Similarly, for $\tilde{f_2}$ \begin{aligned} \tilde{f_2}&=\Bigg(\Big(\big( x(1+\delta_x)-y(1+\delta_y \big)\big(1+\delta_{\ominus_{xy}}\big)\Big)\times \Big(z(1+\delta_z)\Big)\Bigg)\Bigg(1+\delta_{\otimes}\Bigg)\\ &=xz(1+\delta_x)(1+\delta_z)(1+\delta_{\ominus_{xy}})(1+\delta_\otimes)-yz(1+\delta_y)(1+\delta_z)(1+\delta_{\ominus_{xy}})(1+\delta_\otimes)\\ &=xz(1+\theta_{x,2})-yz(1+\theta_{y,2}). \end{aligned} Here, $|\theta_{x,2}|,|\theta_{y,2}|\le\frac{4\epsilon_\mathrm{mach}}{1-4\epsilon_\mathrm{mach}}$.

So, for both $\tilde{f_1}$ and $\tilde{f_2}$ we got expressions of the same type, thus I do not see why one implementation would be preferred to another from a numerical point of view (except the fact that $\tilde{f_2}$ performs only 2 floating-point operations compared to $\tilde{f_1}$).

Computing the relative error will show, that the problem comes from the fact that $x$ and $y$ can be very close (cancellation).

\begin{aligned} \frac{|\tilde{f_1}-f|}{|f|}&=\frac{|xz+xz\theta_{xz,1}-yz-yz\theta_{yz,1}-(xz-yz)|}{|xz-yz|}=\frac{|x\theta_{xz,1}-y\theta_{yz,1}|}{|x-y|}\\ &\le\frac{|x|+|y|}{|x-y|}\frac{4\epsilon_\mathrm{mach}}{1-4\epsilon_\mathrm{mach}}, \end{aligned} \begin{aligned} \frac{|\tilde{f_2}-f|}{|f|}&=\frac{|xz+xz\theta_{x,2}-yz-yz\theta_{y,2}-(xz-yz)|}{|xz-yz|}=\frac{|x\theta_{x,2}-y\theta_{y,2}|}{|x-y|}\\ &\le\frac{|x|+|y|}{|x-y|}\frac{4\epsilon_\mathrm{mach}}{1-4\epsilon_\mathrm{mach}}. \end{aligned}

Slight differences between $\theta$'s might make one of the two numerical implementations marginally better or worse depending on $x,y,z$. However, I doubt it can be of any significance.
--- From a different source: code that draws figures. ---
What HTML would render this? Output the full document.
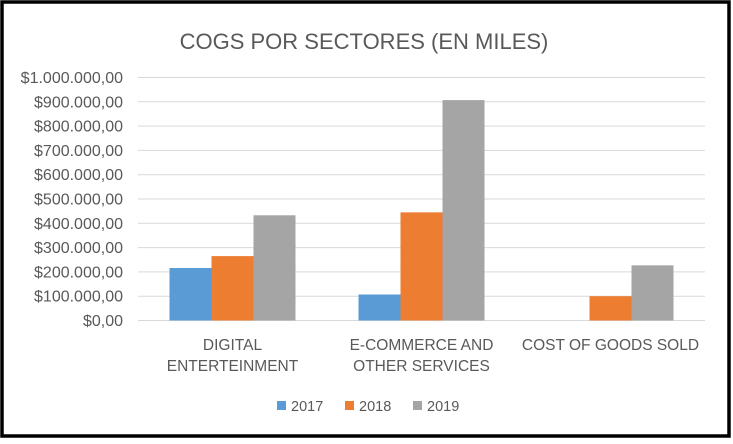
<!DOCTYPE html>
<html><head><meta charset="utf-8"><style>
body{margin:0;background:#fff;}
svg{display:block;font-family:"Liberation Sans",Calibri,sans-serif;}
</style></head><body>
<svg id="chart" width="733" height="444">
<rect x="2" y="2" width="727" height="434" fill="#fff" stroke="#000" stroke-width="3.5"/>
<text x="364" y="49" text-anchor="middle" font-size="22" fill="#595959">COGS POR SECTORES (EN MILES)</text>
<g id="grid"></g><g id="bars"></g><g id="xl"></g>
<g font-size="14.5" fill="#595959">
<rect x="277" y="401" width="9" height="9" fill="#5b9bd5"/><text x="291" y="411">2017</text>
<rect x="345" y="401" width="9" height="9" fill="#ed7d31"/><text x="359" y="411">2018</text>
<rect x="413" y="401" width="9" height="9" fill="#a5a5a5"/><text x="427" y="411">2019</text>
</g>
</svg>
<script>
const categories=[["DIGITAL","ENTERTEINMENT"],["E-COMMERCE AND","OTHER SERVICES"],["COST OF GOODS SOLD"]];
const s2017=[216000,107000,0];
const s2018=[265000,445000,100000];
const s2019=[433000,907000,227000];
const ticks=[0,100000,200000,300000,400000,500000,600000,700000,800000,900000,1000000];
const tickLabels=["$0,00","$100.000,00","$200.000,00","$300.000,00","$400.000,00","$500.000,00","$600.000,00","$700.000,00","$800.000,00","$900.000,00","$1.000.000,00"];
const NS="http://www.w3.org/2000/svg";
const x0=138,x1=705,y0=320.5,y1=77.5;
const y=v=>y0-(v/1000000)*(y0-y1);
const gw=(x1-x0)/categories.length;
const grid=document.getElementById('grid');
ticks.forEach((t,i)=>{
 const l=document.createElementNS(NS,'line');
 l.setAttribute('x1',x0);l.setAttribute('x2',x1);l.setAttribute('y1',y(t));l.setAttribute('y2',y(t));
 l.setAttribute('stroke','#d9d9d9');l.setAttribute('stroke-width','1');
 
 
 grid.appendChild(l);
 const tx=document.createElementNS(NS,'text');
 tx.setAttribute('x',123);tx.setAttribute('y',y(t)+5.5);tx.setAttribute('text-anchor','end');
 tx.setAttribute('font-size','16');tx.setAttribute('fill','#595959');tx.textContent=tickLabels[i];
 
 
 grid.appendChild(tx);
});
const series=[[s2017,'#5b9bd5','2017'],[s2018,'#ed7d31','2018'],[s2019,'#a5a5a5','2019']];
const bw=42;
const bars=document.getElementById('bars'),xl=document.getElementById('xl');
categories.forEach((c,i)=>{
 const cx=x0+gw*(i+0.5);
 series.forEach((s,j)=>{
  const v=s[0][i];
  const r=document.createElementNS(NS,'rect');
  r.setAttribute('x',cx-1.5*bw+j*bw);r.setAttribute('width',bw);
  r.setAttribute('y',y(v));r.setAttribute('height',y0-y(v));r.setAttribute('fill',s[1]);
  
  
  bars.appendChild(r);
 });
 c.forEach((line,k)=>{
  const t=document.createElementNS(NS,'text');
  t.setAttribute('x',cx);t.setAttribute('y',350+k*21);t.setAttribute('text-anchor','middle');
  t.setAttribute('font-size','15.5');t.setAttribute('fill','#595959');t.textContent=line;
  
  
  xl.appendChild(t);
 });
});
</script>
</body></html>
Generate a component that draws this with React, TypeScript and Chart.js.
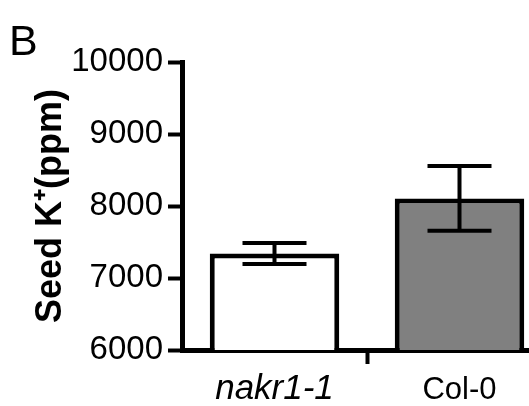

The result totally makes sense, because no matter what, if you have to compute $(x-y)$, when $x$ and $y$ are close enough in values (for the precision you work with) using floating-point arithmetic, no scaling will significantly help you: you are already in trouble.

NB: All discussion above assumes no overflow or underflow, i.e. $x,y,z,f(x,y,z)\in\mathbb F_0$, $\mathbb F_0$ being the set of all normal floating-point numbers.